─── Given records ───

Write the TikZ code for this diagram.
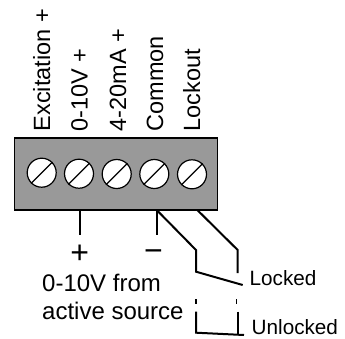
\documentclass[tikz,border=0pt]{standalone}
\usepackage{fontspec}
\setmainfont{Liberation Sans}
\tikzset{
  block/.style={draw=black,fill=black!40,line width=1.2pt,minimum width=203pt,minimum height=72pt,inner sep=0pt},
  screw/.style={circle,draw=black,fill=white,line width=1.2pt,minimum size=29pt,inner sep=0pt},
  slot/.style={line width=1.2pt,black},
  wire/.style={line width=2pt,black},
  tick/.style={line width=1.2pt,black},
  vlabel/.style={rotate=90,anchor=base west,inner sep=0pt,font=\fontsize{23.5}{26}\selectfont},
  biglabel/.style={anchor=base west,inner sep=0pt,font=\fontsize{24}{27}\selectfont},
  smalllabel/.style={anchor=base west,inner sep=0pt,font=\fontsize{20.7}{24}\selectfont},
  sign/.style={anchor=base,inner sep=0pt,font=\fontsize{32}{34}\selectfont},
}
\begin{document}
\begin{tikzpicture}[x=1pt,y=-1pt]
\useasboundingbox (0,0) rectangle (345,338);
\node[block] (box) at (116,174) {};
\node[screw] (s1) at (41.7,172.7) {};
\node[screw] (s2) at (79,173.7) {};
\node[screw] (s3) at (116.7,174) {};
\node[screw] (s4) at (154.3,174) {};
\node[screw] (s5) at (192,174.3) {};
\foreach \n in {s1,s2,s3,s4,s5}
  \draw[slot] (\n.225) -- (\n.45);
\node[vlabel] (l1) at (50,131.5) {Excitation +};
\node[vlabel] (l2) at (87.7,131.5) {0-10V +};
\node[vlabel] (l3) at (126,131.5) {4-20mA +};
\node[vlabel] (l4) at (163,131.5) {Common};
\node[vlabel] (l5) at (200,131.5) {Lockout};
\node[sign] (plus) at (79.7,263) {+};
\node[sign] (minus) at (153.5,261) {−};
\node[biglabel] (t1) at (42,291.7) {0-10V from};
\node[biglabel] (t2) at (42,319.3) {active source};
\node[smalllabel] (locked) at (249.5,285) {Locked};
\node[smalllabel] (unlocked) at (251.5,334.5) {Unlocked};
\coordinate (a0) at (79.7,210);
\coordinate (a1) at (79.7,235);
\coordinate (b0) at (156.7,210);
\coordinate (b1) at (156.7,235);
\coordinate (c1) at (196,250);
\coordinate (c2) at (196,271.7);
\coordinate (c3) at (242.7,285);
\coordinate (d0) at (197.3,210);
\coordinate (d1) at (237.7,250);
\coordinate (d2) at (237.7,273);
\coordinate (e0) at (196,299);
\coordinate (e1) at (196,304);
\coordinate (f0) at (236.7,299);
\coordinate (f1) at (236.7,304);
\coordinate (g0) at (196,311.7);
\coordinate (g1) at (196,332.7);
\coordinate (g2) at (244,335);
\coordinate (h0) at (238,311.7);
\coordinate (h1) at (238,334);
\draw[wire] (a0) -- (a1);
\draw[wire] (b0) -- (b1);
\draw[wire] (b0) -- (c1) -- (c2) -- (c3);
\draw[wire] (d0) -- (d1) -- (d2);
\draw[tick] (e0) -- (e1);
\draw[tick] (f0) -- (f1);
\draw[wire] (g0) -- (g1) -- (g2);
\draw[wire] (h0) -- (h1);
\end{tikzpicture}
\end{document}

───
─── Given records ───

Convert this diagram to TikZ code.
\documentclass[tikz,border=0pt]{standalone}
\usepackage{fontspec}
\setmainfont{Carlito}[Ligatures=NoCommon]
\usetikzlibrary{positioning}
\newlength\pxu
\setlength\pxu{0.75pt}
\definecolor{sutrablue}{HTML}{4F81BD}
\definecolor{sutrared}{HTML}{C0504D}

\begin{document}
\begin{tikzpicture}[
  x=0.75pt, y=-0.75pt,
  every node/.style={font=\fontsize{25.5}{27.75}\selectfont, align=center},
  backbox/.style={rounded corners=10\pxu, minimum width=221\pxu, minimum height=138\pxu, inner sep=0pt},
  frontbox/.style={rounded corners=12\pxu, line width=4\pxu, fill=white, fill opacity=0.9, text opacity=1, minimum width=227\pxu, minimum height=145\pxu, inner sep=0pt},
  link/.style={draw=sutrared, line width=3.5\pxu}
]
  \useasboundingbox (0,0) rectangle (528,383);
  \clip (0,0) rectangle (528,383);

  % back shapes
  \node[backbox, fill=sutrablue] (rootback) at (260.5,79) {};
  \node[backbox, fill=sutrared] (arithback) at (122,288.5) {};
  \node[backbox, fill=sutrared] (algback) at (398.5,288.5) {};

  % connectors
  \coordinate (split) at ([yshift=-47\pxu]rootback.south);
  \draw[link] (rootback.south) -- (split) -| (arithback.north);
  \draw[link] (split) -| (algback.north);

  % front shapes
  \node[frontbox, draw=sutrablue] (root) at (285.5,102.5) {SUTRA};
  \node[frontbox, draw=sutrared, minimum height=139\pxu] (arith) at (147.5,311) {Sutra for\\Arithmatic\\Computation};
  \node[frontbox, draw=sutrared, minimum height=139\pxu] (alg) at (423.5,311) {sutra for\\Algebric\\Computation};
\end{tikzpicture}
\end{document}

───

**Work instructions:**
Pick out every line holding the string "diagram" and return it.

**Exercise solution:**
Write the TikZ code for this diagram.
Convert this diagram to TikZ code.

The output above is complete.